I burned the last 2 hives that died out, killing most of the wigglers. Next chance I get between rains, I will put the other two out of their misery. I may be able to move the queen and some bees into a nuc and feed them enough to get them thru the winter. I am going to nuke the ground in the apiary with permethrin soak when the rain stops to stop larva cycle.

Good news, I caught a feral swarm out at the remote farm and am actually up one hive there.


----------



## ChuckReburn (Dec 17, 2013)

jdmidwest said:


> I have finally figured it out. Small Hive Beetles.


Guess again. They are a secondary pest. Healthy hives seldom have any issue. As some one who runs a number of treatment free yards and minimally treats, I attribute almost all loss to varroa / virus issues.


----------



## Bdfarmer555 (Oct 7, 2015)

Shb have been horrible here this year. 2 floods, and the most summer rain on record, I believe. 

I've had a couple hives full of brood that a week later are carrying out corpses of larvae and pupae, with beetle larvae everywhere. I'm assuming, of course, that those beetle larvae had bitten/killed the bee brood while burrowing through the comb. Thousands of shb larvae crawling through the comb and on the bottom board. 
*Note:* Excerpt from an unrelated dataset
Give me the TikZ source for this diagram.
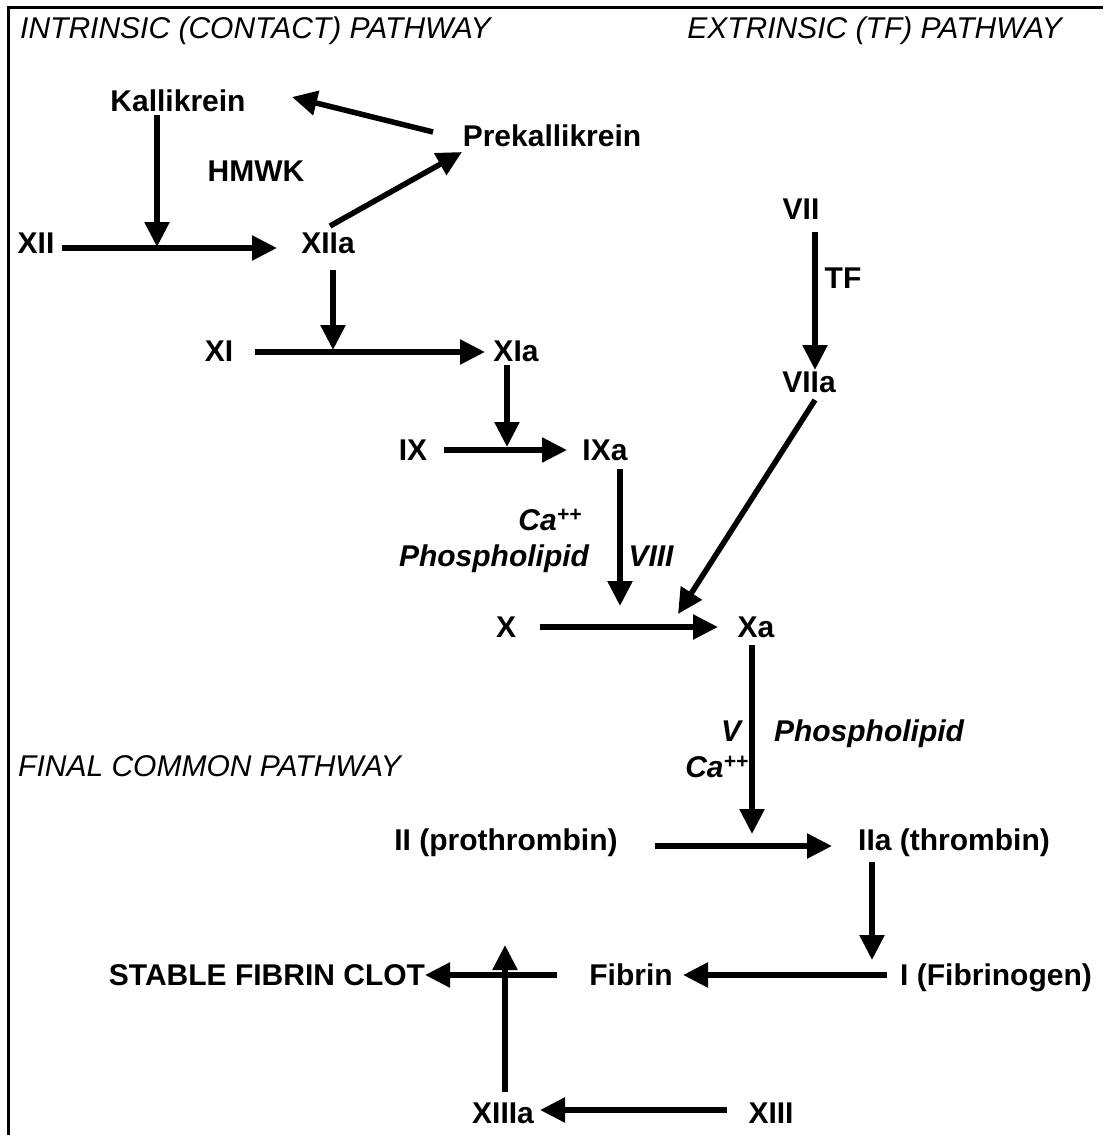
\documentclass[tikz,border=0pt]{standalone}
\usepackage{fontspec}
\setmainfont{Liberation Sans}
\usetikzlibrary{arrows.meta,calc}
\begin{document}
\begin{tikzpicture}[x=1pt,y=-1pt,
  lab/.style={font=\fontsize{30}{32}\selectfont\bfseries, inner sep=0pt, text height=21.5pt, text depth=0pt},
  ttl/.style={font=\fontsize{30}{32}\selectfont\itshape, inner sep=0pt, text height=21.5pt, text depth=0pt},
  cof/.style={font=\fontsize{30}{32}\selectfont\bfseries\itshape, inner sep=0pt, text height=21.5pt, text depth=0pt},
  arr/.style={line width=5.5pt, -{Triangle[length=25pt,width=24pt]}},
]
\useasboundingbox (0,0) rectangle (1103,1135);
\draw[line width=3pt] (8.5,1135) -- (8.5,7) -- (1103,7);

% titles
\node[ttl, anchor=west] (tin) at (20,28) {INTRINSIC (CONTACT) PATHWAY};
\node[ttl, anchor=east] (tex) at (1062,28) {EXTRINSIC (TF) PATHWAY};
\node[ttl, anchor=west] (fcp) at (18,766) {FINAL COMMON PATHWAY};

% factors
\node[lab] (kal) at (178,101) {Kallikrein};
\node[lab] (pre) at (552,136) {Prekallikrein};
\node[lab] (hmwk) at (256,171) {HMWK};
\node[lab] (xii) at (36,243) {XII};
\node[lab] (xiia) at (328,243) {XIIa};
\node[lab] (vii) at (801,209) {VII};
\node[lab] (tf) at (843,278) {TF};
\node[lab] (xi) at (219,351) {XI};
\node[lab] (xia) at (516,351) {XIa};
\node[lab] (viia) at (809,382) {VIIa};
\node[lab] (ix) at (413,450) {IX};
\node[lab] (ixa) at (605,450) {IXa};
\node[cof, anchor=east] (ca1) at (582,520) {Ca\textsuperscript{++}};
\node[cof] (ph1) at (494,556) {Phospholipid};
\node[cof] (viii) at (651,556) {VIII};
\node[lab] (x) at (506,627) {X};
\node[lab] (xa) at (756,627) {Xa};
\node[cof] (v) at (731,731) {V};
\node[cof] (ph2) at (869,731) {Phospholipid};
\node[cof] (ca2) at (717,767) {Ca\textsuperscript{++}};
\node[lab] (ii) at (506,840) {II (prothrombin)};
\node[lab] (iia) at (954,840) {IIa (thrombin)};
\node[lab] (sfc) at (267,975) {STABLE FIBRIN CLOT};
\node[lab] (fib) at (631,975) {Fibrin};
\node[lab] (ifg) at (996,975) {I (Fibrinogen)};
\node[lab] (xiiia) at (503,1113) {XIIIa};
\node[lab] (xiii) at (771,1113) {XIII};

% junctions on reaction arrows
\coordinate (j1) at (157,247);
\coordinate (j2) at (333,350);
\coordinate (j3) at (507,447);
\coordinate (j4) at (678,614);
\coordinate (j5) at (620,606);
\coordinate (j6) at (752,834);
\coordinate (j7) at (505,945);

% arrows
\draw[arr] ($(kal)+(-21,14)$) -- (j1);
\draw[arr] ($(xii)+(26,5)$) -- ($(xiia)+(-51,5)$);
\draw[arr] ($(xiia)+(2,-17)$) -- ($(pre)+(-90,16)$);
\draw[arr] ($(pre)+(-119,-4)$) -- ($(kal)+(114,-4)$);
\draw[arr] ($(xiia)+(5,27)$) -- (j2);
\draw[arr] ($(xi)+(36,1)$) -- ($(xia)+(-31,1)$);
\draw[arr] ($(xia)+(-9,14)$) -- (j3);
\draw[arr] ($(ix)+(31,0)$) -- ($(ixa)+(-38,0)$);
\draw[arr] ($(vii)+(14,23)$) -- ($(viia)+(6,-12)$);
\draw[arr] ($(viia)+(6,18)$) -- (j4);
\draw[arr] ($(ixa)+(15,19)$) -- (j5);
\draw[arr] ($(x)+(34,0)$) -- ($(xa)+(-38,0)$);
\draw[arr] ($(xa)+(-4,18)$) -- (j6);
\draw[arr] ($(ii)+(149,6)$) -- ($(iia)+(-122,6)$);
\draw[arr] ($(iia)+(-82,22)$) -- ($(ifg)+(-124,-15)$);
\draw[arr] ($(ifg)+(-109,0)$) -- ($(fib)+(52,0)$);
\draw[arr] ($(fib)+(-74,0)$) -- ($(sfc)+(158,0)$);
\draw[arr] ($(xiiia)+(2,-21)$) -- (j7);
\draw[arr] ($(xiii)+(-44,-3)$) -- ($(xiiia)+(37,-3)$);
\end{tikzpicture}
\end{document}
Caught a swarm this fall, and 2 weeks later their nuc box had many adult beetles in it, with 12-15 hovering at the entrance like bees doing orientation flights. The bees hauling out the dead larvae had attracted a sizable population of frogs preying on the overloaded bees. Nature at its craziest. 
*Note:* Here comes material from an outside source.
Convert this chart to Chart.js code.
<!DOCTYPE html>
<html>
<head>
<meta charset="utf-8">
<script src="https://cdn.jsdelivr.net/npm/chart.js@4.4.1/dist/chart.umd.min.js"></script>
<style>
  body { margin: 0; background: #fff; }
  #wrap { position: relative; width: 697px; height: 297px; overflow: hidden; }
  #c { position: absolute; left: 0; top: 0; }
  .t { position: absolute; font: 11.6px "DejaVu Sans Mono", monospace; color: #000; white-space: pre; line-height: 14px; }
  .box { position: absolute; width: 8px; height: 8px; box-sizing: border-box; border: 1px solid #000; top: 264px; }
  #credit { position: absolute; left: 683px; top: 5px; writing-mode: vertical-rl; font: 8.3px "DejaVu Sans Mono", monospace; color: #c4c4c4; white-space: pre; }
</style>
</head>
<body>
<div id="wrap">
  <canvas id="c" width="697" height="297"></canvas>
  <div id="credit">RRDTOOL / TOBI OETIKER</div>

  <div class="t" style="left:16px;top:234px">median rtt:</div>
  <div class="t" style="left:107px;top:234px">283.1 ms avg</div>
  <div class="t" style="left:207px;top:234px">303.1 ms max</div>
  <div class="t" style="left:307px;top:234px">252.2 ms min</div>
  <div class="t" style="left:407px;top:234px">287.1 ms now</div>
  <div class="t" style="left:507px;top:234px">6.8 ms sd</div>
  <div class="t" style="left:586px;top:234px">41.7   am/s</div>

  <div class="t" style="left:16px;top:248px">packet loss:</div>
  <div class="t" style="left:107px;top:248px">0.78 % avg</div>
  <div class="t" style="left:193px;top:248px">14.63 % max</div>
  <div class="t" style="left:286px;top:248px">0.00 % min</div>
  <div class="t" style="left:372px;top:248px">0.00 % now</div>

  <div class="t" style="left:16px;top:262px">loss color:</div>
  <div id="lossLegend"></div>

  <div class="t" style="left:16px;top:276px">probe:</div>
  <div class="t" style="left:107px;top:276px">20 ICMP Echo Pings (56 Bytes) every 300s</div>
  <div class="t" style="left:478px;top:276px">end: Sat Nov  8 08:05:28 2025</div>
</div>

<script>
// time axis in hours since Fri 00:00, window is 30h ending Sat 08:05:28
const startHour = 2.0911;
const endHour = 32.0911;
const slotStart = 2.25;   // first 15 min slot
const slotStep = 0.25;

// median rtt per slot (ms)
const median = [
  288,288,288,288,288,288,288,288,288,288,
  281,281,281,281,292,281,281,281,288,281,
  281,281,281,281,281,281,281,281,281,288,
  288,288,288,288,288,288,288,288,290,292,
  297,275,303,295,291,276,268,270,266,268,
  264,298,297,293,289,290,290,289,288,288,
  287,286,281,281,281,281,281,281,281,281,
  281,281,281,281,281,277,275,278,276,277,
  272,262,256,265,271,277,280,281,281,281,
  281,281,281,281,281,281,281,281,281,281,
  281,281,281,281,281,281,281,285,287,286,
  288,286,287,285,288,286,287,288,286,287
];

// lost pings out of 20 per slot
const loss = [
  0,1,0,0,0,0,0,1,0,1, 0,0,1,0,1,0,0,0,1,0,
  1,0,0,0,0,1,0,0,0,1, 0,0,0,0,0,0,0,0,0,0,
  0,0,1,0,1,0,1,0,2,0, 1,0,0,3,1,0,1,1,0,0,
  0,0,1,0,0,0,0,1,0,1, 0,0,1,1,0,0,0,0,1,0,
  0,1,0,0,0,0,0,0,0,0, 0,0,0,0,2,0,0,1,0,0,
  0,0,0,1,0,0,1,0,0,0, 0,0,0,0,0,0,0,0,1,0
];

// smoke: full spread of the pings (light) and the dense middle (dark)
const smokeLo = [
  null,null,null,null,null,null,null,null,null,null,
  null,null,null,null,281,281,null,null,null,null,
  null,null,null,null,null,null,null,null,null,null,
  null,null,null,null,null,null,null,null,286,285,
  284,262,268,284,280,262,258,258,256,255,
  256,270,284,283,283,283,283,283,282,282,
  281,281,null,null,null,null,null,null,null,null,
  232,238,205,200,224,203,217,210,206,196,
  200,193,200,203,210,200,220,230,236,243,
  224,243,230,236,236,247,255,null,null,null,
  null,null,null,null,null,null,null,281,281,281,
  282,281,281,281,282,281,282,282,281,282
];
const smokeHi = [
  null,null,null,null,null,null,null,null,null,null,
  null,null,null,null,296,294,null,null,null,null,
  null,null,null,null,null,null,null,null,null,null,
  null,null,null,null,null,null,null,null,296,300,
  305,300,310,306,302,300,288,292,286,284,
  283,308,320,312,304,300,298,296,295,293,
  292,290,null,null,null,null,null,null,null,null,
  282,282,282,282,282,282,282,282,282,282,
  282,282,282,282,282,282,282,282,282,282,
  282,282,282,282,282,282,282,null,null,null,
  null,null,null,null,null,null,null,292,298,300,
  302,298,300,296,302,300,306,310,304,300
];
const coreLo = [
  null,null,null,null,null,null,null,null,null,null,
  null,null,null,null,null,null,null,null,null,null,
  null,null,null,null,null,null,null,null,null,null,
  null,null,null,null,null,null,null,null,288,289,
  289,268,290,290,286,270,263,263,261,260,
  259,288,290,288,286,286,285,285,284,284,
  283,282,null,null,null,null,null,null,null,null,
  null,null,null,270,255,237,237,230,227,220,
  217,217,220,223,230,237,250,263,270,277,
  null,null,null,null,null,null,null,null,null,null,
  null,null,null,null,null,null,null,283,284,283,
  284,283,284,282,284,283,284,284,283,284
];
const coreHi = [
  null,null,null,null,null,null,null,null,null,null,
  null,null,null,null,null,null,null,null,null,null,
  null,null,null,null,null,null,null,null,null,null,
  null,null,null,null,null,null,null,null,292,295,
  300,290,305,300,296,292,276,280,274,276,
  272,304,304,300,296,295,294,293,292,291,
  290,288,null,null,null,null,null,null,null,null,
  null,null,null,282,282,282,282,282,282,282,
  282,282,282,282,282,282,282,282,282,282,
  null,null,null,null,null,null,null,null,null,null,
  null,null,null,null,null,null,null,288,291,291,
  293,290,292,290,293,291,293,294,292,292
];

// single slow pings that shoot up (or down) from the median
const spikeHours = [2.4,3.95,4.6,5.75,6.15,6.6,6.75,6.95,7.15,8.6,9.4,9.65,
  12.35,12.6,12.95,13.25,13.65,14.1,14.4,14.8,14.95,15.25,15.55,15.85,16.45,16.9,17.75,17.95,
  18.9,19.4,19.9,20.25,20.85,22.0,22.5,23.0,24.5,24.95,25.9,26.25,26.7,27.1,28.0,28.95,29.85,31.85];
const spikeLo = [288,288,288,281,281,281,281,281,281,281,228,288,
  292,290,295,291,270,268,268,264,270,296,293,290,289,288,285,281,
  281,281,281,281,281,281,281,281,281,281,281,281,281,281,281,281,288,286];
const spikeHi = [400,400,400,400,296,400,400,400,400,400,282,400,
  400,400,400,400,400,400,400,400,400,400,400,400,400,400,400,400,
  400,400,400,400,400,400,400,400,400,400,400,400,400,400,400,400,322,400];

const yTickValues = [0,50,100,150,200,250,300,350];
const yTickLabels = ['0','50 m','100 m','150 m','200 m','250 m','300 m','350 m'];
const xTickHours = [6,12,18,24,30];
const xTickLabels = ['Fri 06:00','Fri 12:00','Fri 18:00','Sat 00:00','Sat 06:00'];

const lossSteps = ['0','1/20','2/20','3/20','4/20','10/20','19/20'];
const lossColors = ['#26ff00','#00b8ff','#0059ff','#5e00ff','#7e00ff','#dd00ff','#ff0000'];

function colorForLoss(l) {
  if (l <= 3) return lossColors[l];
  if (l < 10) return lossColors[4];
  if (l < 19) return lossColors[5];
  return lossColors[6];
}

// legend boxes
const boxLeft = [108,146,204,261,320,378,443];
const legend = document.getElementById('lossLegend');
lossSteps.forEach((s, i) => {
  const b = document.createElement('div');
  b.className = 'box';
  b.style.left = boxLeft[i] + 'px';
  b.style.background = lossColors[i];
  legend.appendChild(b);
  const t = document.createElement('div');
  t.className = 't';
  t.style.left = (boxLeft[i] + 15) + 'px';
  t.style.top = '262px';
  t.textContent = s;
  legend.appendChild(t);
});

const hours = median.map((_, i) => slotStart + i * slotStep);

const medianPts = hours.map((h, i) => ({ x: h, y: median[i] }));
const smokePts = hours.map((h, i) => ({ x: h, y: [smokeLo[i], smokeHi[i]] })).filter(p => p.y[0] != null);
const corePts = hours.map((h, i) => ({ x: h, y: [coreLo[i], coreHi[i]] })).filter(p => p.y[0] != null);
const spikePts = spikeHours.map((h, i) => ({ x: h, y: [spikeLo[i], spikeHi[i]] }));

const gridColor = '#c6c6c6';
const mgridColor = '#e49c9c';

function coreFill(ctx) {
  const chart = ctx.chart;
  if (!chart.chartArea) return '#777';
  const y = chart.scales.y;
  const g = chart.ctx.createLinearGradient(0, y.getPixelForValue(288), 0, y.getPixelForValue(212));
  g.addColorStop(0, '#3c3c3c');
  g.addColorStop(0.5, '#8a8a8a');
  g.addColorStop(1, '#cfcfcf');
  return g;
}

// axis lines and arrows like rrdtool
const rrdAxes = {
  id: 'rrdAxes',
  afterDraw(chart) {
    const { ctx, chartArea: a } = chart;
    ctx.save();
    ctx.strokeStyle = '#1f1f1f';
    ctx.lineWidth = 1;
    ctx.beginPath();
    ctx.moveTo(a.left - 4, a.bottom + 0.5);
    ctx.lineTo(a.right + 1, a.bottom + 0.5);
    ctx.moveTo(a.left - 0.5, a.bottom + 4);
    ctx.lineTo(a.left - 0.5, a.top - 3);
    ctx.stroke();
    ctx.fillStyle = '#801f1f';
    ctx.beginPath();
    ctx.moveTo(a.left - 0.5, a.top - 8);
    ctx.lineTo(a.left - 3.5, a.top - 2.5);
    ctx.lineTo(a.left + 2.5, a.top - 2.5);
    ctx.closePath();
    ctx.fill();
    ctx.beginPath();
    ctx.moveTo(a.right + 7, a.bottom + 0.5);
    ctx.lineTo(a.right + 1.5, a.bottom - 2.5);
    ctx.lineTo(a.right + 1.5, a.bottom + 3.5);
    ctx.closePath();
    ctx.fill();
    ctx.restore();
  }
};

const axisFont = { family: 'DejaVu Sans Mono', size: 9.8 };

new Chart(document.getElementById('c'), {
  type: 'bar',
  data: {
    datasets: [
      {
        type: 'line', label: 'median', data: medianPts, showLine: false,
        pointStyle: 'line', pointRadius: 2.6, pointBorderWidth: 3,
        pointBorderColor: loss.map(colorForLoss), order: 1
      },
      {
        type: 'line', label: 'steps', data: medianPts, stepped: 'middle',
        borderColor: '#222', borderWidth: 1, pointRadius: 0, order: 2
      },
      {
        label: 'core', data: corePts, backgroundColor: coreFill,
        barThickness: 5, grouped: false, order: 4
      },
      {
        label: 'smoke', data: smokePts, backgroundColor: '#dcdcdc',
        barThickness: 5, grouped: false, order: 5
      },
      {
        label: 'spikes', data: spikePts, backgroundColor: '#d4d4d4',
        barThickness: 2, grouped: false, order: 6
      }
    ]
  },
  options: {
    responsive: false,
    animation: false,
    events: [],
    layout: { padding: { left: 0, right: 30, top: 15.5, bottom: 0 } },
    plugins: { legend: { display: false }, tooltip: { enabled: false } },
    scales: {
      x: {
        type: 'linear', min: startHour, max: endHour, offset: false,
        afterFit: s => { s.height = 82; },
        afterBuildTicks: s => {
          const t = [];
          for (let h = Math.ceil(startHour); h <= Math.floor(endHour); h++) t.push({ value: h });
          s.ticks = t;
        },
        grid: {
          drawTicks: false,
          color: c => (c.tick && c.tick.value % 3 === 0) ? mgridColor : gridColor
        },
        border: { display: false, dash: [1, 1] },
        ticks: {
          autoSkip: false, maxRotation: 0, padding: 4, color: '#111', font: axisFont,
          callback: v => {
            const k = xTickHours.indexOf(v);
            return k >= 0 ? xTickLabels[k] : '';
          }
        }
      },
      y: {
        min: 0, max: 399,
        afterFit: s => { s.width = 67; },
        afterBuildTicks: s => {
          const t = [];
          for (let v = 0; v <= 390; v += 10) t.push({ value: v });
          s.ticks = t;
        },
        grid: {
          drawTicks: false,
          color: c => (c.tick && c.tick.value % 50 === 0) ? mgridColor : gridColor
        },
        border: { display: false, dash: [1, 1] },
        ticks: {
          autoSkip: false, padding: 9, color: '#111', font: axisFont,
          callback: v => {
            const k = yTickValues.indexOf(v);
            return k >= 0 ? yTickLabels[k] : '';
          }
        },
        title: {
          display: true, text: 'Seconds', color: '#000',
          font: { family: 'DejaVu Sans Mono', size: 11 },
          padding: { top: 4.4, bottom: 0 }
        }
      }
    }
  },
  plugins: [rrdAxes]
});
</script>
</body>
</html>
A lot of people say strong hive, no shb problems, and that seems true. But a hive at 80% strength was susceptible in certain areas this year


----------



## jdmidwest (Jul 9, 2012)

Our wet year has them going. My local hives have been exposed to small hive beetle. 
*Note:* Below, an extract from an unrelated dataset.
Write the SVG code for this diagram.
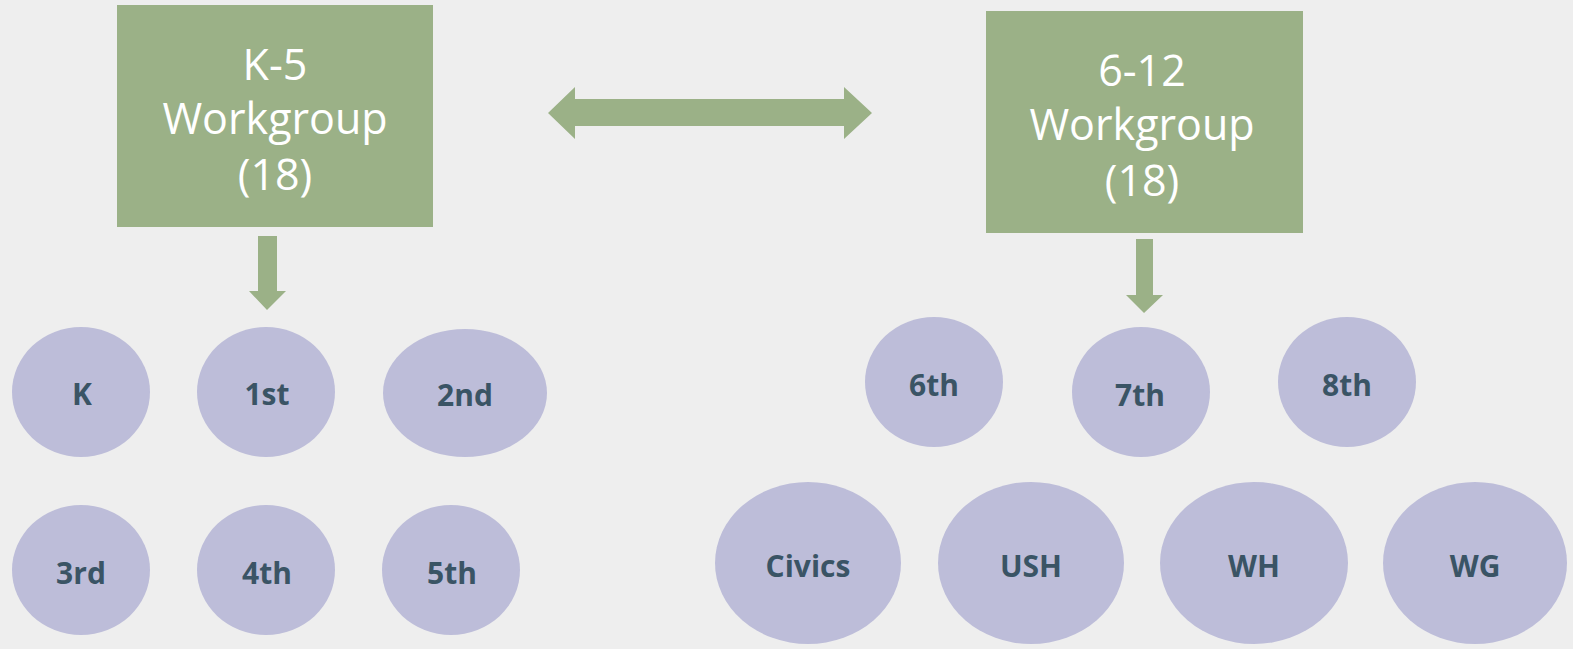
<svg xmlns="http://www.w3.org/2000/svg" width="1573" height="649" viewBox="0 0 1573 649">
<style>
.box{fill:#9bb187}
.bt{font-family:"Open Sans","Liberation Sans",sans-serif;font-size:43px;fill:#ffffff;text-anchor:middle}
.c{fill:#bdbdd9}
.ct{font-family:"Open Sans","Liberation Sans",sans-serif;font-weight:bold;font-size:30px;fill:#3a5465;text-anchor:middle}
.arr{fill:#9bb187}
</style>
<rect width="1573" height="649" fill="#eeeeee"/>
<g id="k5">
<rect class="box" x="117" y="5" width="316" height="222"/>
<text class="bt" x="275" y="80">K-5</text>
<text class="bt" x="275" y="134">Workgroup</text>
<text class="bt" x="275" y="190">(18)</text>
</g>
<g id="g612">
<rect class="box" x="986" y="11" width="317" height="222"/>
<text class="bt" x="1142" y="86">6-12</text>
<text class="bt" x="1142" y="140">Workgroup</text>
<text class="bt" x="1142" y="196">(18)</text>
</g>
<g id="connectors">
<polygon class="arr" points="548,113 575,87 575,99 844,99 844,87 872,113 844,139 844,126 575,126 575,139"/>
<polygon class="arr" points="258,236 277,236 277,291 286,291 267,310 249,291 258,291"/>
<polygon class="arr" points="1136,239 1153,239 1153,295 1163,295 1144,313 1126,295 1136,295"/>
</g>
<g id="n-k"><ellipse class="c" cx="81" cy="392" rx="69" ry="65"/><text class="ct" x="82" y="405">K</text></g>
<g id="n-1st"><ellipse class="c" cx="266" cy="392" rx="69" ry="65"/><text class="ct" x="267" y="405">1st</text></g>
<g id="n-2nd"><ellipse class="c" cx="465" cy="393" rx="82" ry="64"/><text class="ct" x="465" y="406">2nd</text></g>
<g id="n-3rd"><ellipse class="c" cx="81" cy="570" rx="69" ry="65"/><text class="ct" x="81" y="584">3rd</text></g>
<g id="n-4th"><ellipse class="c" cx="266" cy="570" rx="69" ry="65"/><text class="ct" x="267" y="584">4th</text></g>
<g id="n-5th"><ellipse class="c" cx="451" cy="570" rx="69" ry="65"/><text class="ct" x="452" y="584">5th</text></g>
<g id="n-6th"><ellipse class="c" cx="934" cy="382" rx="69" ry="65"/><text class="ct" x="934" y="396">6th</text></g>
<g id="n-7th"><ellipse class="c" cx="1141" cy="392" rx="69" ry="65"/><text class="ct" x="1140" y="406">7th</text></g>
<g id="n-8th"><ellipse class="c" cx="1347" cy="382" rx="69" ry="65"/><text class="ct" x="1347" y="396">8th</text></g>
<g id="n-civics"><ellipse class="c" cx="808" cy="563" rx="93" ry="81"/><text class="ct" x="808" y="577">Civics</text></g>
<g id="n-ush"><ellipse class="c" cx="1031" cy="563" rx="93" ry="81"/><text class="ct" x="1031" y="577">USH</text></g>
<g id="n-wh"><ellipse class="c" cx="1254" cy="563" rx="94" ry="81"/><text class="ct" x="1254" y="577">WH</text></g>
<g id="n-wg"><ellipse class="c" cx="1475" cy="563" rx="92" ry="81"/><text class="ct" x="1475" y="577">WG</text></g>
</svg>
The remote hives at our farm in Wayne County have not had a problem. No other beekeepers or hives within 10 miles, no SHB.

I will be treating the soil this week with Permethrin to get rid of the larva at my house. Then I will restock that bee yard next spring with new stock.


----------



## McBain (Aug 23, 2016)

What do you grow at the farm and do you (or a neighboring farm) spray? If so what do you spray? Are there farms close to your home? 

Do you know if there is another beekeeper who has hives within a few miles of your home? 

Hope you continue to do well after your surgery.


----------